Within English Electric, its predecessor, DEUCE, had a well-used matrix scheme based on GIP (General Interpretive Programme). The unreliability of valve machines led to the inclusion of a sum-check mechanism to detect errors in matrix operations. The scheme used block floating-point using fixed-point arithmetic hardware, in which the sum-checks were precise. However, when the corresponding scheme was implemented on KDF9, it used floating point, a new concept that had only limited mathematical analysis. It quickly became clear that sum checks were no longer precise and a project was established in an attempt to provide a usable check. (In floating point (A + B) + C is not necessarily the same as A + (B + C) i.e. the + operation is not associative.) Before long, however, it was recognized that error rates with transistor machines was not an issue; they either worked correctly or did not work at all. Consequently, the idea of sum checks was abandoned. The initial matrix package proved a very useful system testing tool as it was able to generate lengthy performance checks well before more formal test packages which were subsequently developed.
There is a legend that the KDF9 was developed as project KD9 (Kidsgrove Development 9) and that the 'F' in its designation was contributed by the then chairman after a long and tedious discussion on what to name the machine at launch—"I don’t care if you call it the F—". The truth is more mundane: the name was chosen essentially at random by a marketing manager. (See also KDF8 for the parallel development and use of a commercially oriented computer.)

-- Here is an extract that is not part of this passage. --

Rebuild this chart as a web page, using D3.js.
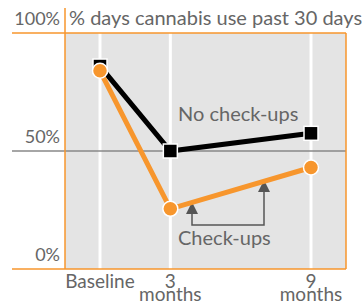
<!DOCTYPE html>
<html>
<head>
<meta charset="utf-8">
<script src="https://cdn.jsdelivr.net/npm/d3@7"></script>
<style>
  body { margin: 0; background: #fff; }
  text { font-family: Lato, "Open Sans", sans-serif; fill: #666; }
</style>
</head>
<body>
<script>
// data
const months = [0, 3, 9];
const monthLabels = [["Baseline"], ["3", "months"], ["9", "months"]];
const noCheckups = [0.86, 0.50, 0.575];
const checkups = [0.84, 0.255, 0.43];
const yTicks = [0, 0.5, 1];

const width = 363, height = 302;
const orange = "#f7962d";

const svg = d3.select("body").append("svg")
  .attr("width", width)
  .attr("height", height);

const plotL = 65, plotR = 346, plotT = 33, plotB = 269;

const x = d3.scaleLinear().domain([0, 9]).range([100, 311]);
const y = d3.scaleLinear().domain([0, 1]).range([plotB, plotT]);

// plot background
svg.append("rect")
  .attr("x", plotL).attr("y", plotT)
  .attr("width", plotR - plotL).attr("height", plotB - plotT)
  .attr("fill", "#e4e4e4");

// vertical grid
svg.selectAll("line.vgrid").data(months).enter().append("line")
  .attr("class", "vgrid")
  .attr("x1", d => x(d)).attr("x2", d => x(d))
  .attr("y1", plotT).attr("y2", plotB)
  .attr("stroke", "#fff").attr("stroke-width", 3);

// 50% line
svg.append("line")
  .attr("x1", 12).attr("x2", plotR)
  .attr("y1", y(0.5)).attr("y2", y(0.5))
  .attr("stroke", "#888").attr("stroke-width", 1.5);

// orange frame
svg.append("line").attr("x1", plotL).attr("x2", plotL).attr("y1", 8).attr("y2", plotB)
  .attr("stroke", orange).attr("stroke-width", 1.5);
svg.append("line").attr("x1", plotR).attr("x2", plotR).attr("y1", plotT).attr("y2", plotB)
  .attr("stroke", orange).attr("stroke-width", 1.5);
svg.append("line").attr("x1", 12).attr("x2", plotR).attr("y1", plotT).attr("y2", plotT)
  .attr("stroke", orange).attr("stroke-width", 1.5);
svg.append("line").attr("x1", 12).attr("x2", plotR).attr("y1", plotB).attr("y2", plotB)
  .attr("stroke", orange).attr("stroke-width", 1.5);

// y labels
svg.selectAll("text.ytick").data(yTicks).enter().append("text")
  .attr("class", "ytick")
  .attr("x", 60)
  .attr("y", d => y(d) - 8)
  .attr("text-anchor", "end")
  .attr("font-size", 18)
  .text(d => d3.format(".0%")(d));

// title
svg.append("text")
  .attr("x", 69).attr("y", 25)
  .attr("font-size", 20)
  .text("% days cannabis use past 30 days");

// x labels
const xl = svg.selectAll("text.xtick").data(months).enter().append("text")
  .attr("class", "xtick")
  .attr("text-anchor", "middle")
  .attr("font-size", 19);
xl.selectAll("tspan").data((d, i) => monthLabels[i].map(s => ({m: d, s}))).enter().append("tspan")
  .attr("x", d => x(d.m))
  .attr("y", (d, i) => 288 + i * 13)
  .text(d => d.s);

const line = d3.line().x((d, i) => x(months[i])).y(d => y(d));

// annotation arrows (behind lines)
const arrowA = {x: 192, tip: 202};
const arrowB = {x: 264, tip: 180};
const bracketY = 225;
svg.append("path")
  .attr("d", `M${arrowA.x},${arrowA.tip + 8}V${bracketY}H${arrowB.x}V${arrowB.tip + 8}`)
  .attr("fill", "none").attr("stroke", "#555").attr("stroke-width", 1.5);
[arrowA, arrowB].forEach(a => {
  svg.append("path")
    .attr("d", `M${a.x},${a.tip}L${a.x - 6},${a.tip + 12}L${a.x + 6},${a.tip + 12}Z`)
    .attr("fill", "#555");
});

// no check-ups
svg.append("path").datum(noCheckups)
  .attr("d", line).attr("fill", "none")
  .attr("stroke", "#000").attr("stroke-width", 5);
svg.selectAll("rect.sq").data(noCheckups).enter().append("rect")
  .attr("class", "sq")
  .attr("x", (d, i) => x(months[i]) - 7).attr("y", d => y(d) - 7)
  .attr("width", 14).attr("height", 14)
  .attr("fill", "#000").attr("stroke", "#fff").attr("stroke-width", 1.5);

// check-ups
svg.append("path").datum(checkups)
  .attr("d", line).attr("fill", "none")
  .attr("stroke", orange).attr("stroke-width", 5);
svg.selectAll("circle.dot").data(checkups).enter().append("circle")
  .attr("class", "dot")
  .attr("cx", (d, i) => x(months[i])).attr("cy", d => y(d))
  .attr("r", 7.5)
  .attr("fill", orange).attr("stroke", "#fff").attr("stroke-width", 1.5);

// series labels
svg.append("text").attr("x", 178).attr("y", 121).attr("font-size", 20).text("No check-ups");
svg.append("text").attr("x", 178).attr("y", 245).attr("font-size", 20).text("Check-ups");
</script>
</body>
</html>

The EGDON operating system was so named because one was going to UKAEA Winfrith: in Thomas Hardy's book The Return of the Native Winfrith Heath is called Egdon Heath. EGDON Fortran was called EGTRAN. Eldon was so named because Leeds University's computer was located in a converted Eldon chapel.
The machine weighed more than NaNlb. Control desk with interruption typewriter 300 lb (136 kg), main store and input/output control unit 3,500 (1,587 kg), arithmetic and main control unit 3,500 (1,587 kg), power supply unit 3,000 (1,360 kg).[6]